Phnom Penh Special Economic Zone, the Kingdom’s most-developed SEZ, says the land deal for its planned SEZ in Poipet will be concluded before PPSEZ lists on Cambodia’s stock exchange.
Hiroshi Uematsu, CEO of PPSEZ, said that 53 hectares of land near the Thai border had already been acquired by the firm and were in the process of transferring ownership to a new company, which will be a full subsidiary of PPSEZ.
“It will happen before [the] IPO,” he said.
Uematsu said the cash from PPSEZ’s listing, which is expected to raise $15 million, will be used to develop infrastructure on the land.
He added that fully acquiring the land was “a small step” in the Poipet SEZ’s development, as the SEZ would expand further beyond its initial 53 hectares.
PPSEZ has said previously that it planned to list on Cambodia’s stock exchange – which only has two companies to date – by mid-year, although Uematsu declined to give a more specific date yesterday.
The Cambodian Stock Exchange has yet to receive the full listing application.
Hiroshi Suzuki, president of the Business Research Institute of Cambodia, said an SEZ near the Thai border could help lure in Japanese companies established in Thailand.

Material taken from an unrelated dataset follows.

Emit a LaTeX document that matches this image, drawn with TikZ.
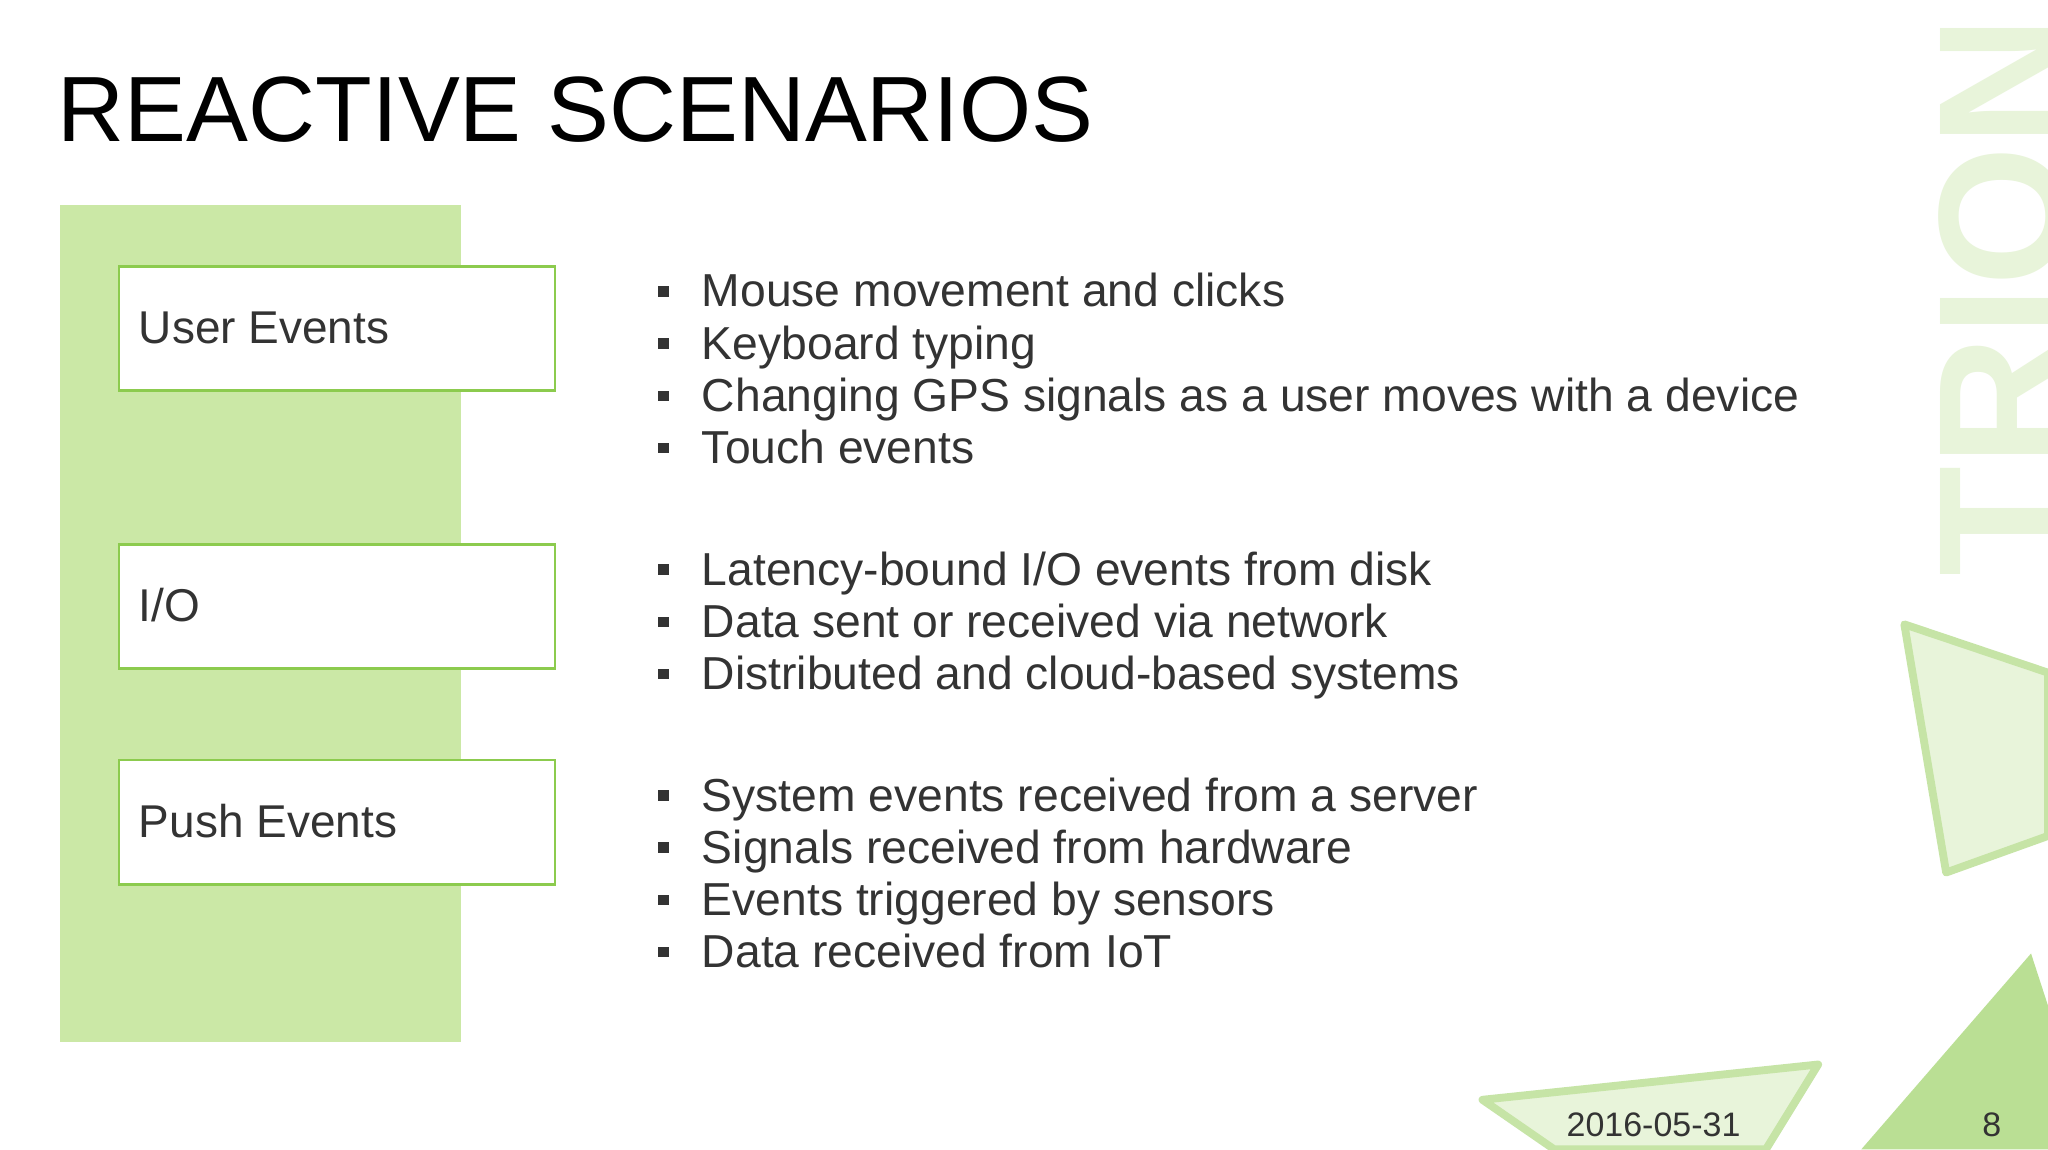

The majority of the 77 companies in the 357-hectare PPSEZ, located on the outskirts of the capital, are Japanese.
Although Thailand ranks as Japan’s second-largest foreign direct investment destination in Asia, higher wages could balance the equation.
“From the viewpoint of the Japanese manufacturing sector in Thailand, Cambodia has two major advantages: one is low labour cost, second is good connectivity with Thailand,” Suzuki said.

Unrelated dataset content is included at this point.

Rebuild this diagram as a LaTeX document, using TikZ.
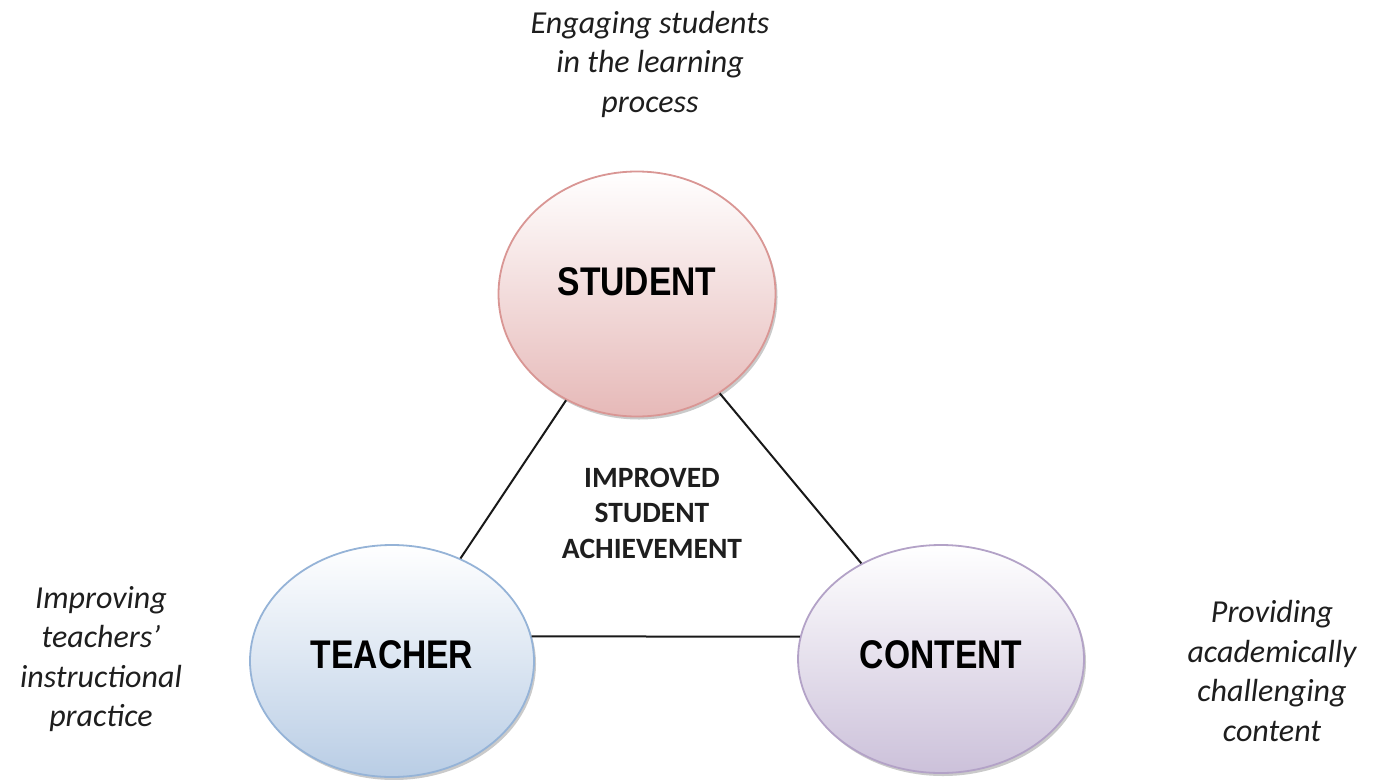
\documentclass[tikz,border=0pt]{standalone}
\usepackage{fontspec}
\setmainfont{Carlito}
\newfontfamily\labelfont{Liberation Sans}[FakeStretch=0.84]
\usetikzlibrary{shapes.geometric,shadows}
\definecolor{txt}{HTML}{1E1E1E}
\definecolor{stuB}{HTML}{E6B9B8}
\definecolor{stuD}{HTML}{D99694}
\definecolor{teaB}{HTML}{B9CDE5}
\definecolor{teaD}{HTML}{95B3D7}
\definecolor{conB}{HTML}{CCC1DA}
\definecolor{conD}{HTML}{B3A2C7}
\tikzset{
  bubble/.style={ellipse, inner sep=0pt, line width=1.8pt, top color=white,
    drop shadow={shadow xshift=2pt, shadow yshift=-3pt, opacity=0.35, fill=black!60}},
  biglabel/.style={font=\labelfont\bfseries\fontsize{40}{44}\selectfont, text=black},
  note/.style={font=\itshape\fontsize{32}{39.5}\selectfont, align=center, text=txt},
  centre/.style={font=\bfseries\fontsize{29.5}{35.5}\selectfont, align=center, text=txt},
  link/.style={line width=2pt, draw=black!90}
}
\begin{document}
\begin{tikzpicture}[x=1pt,y=-1pt]
\useasboundingbox (0,0) rectangle (1380,779);
\node[bubble, draw=stuD, bottom color=stuB, minimum width=277pt, minimum height=245pt] (student) at (637,294) {};
\node[bubble, draw=teaD, bottom color=teaB, minimum width=284pt, minimum height=232pt] (teacher) at (392,661) {};
\node[bubble, draw=conD, bottom color=conB, minimum width=286pt, minimum height=228pt] (content) at (941,659) {};
\node[biglabel] (lstudent) at ([yshift=12pt]student.center) {STUDENT};
\node[biglabel] (lteacher) at ([yshift=6pt]teacher.center) {TEACHER};
\node[biglabel] (lcontent) at ([yshift=4pt]content.center) {CONTENT};
\draw[link] (student) -- (teacher);
\draw[link] (student) -- (content);
\draw[link] (teacher.10) -- (content.171);
\node[centre] (achieve) at (652,513) {IMPROVED\\STUDENT\\ACHIEVEMENT};
\node[note] (ntop) at (650,64) {Engaging students\\in the learning\\process};
\node[note] (nleft) at (101,659) {Improving\\teachers’\\instructional\\practice};
\node[note] (nright) at (1272,671) {Providing\\academically\\challenging\\content};
\end{tikzpicture}
\end{document}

Suzuki added that lower-end product assembly done by Japanese firms in Thailand could be shifted to Cambodia, from where products could then be re-exported for more complex assembly to Thailand.
“Even a factory in Poipet and Phnom Penh could send their products to Toyota and Mitsubishi in the eastern seaboard of Thailand”, Suzuki said.
However, the Japanese business community in Cambodia has at times faced challenges to operating in the country.
“Actually, sometimes uncertainty might cause trouble for Japanese companies,” Masashi Kono, secretary general of the Japanese Business Association in Cambodia and chief representative of the Japanese External Trade Organization, told the Post last week.
Kono cited a 10 per cent “special tax” imposed on certain imported materials which the government announced last August.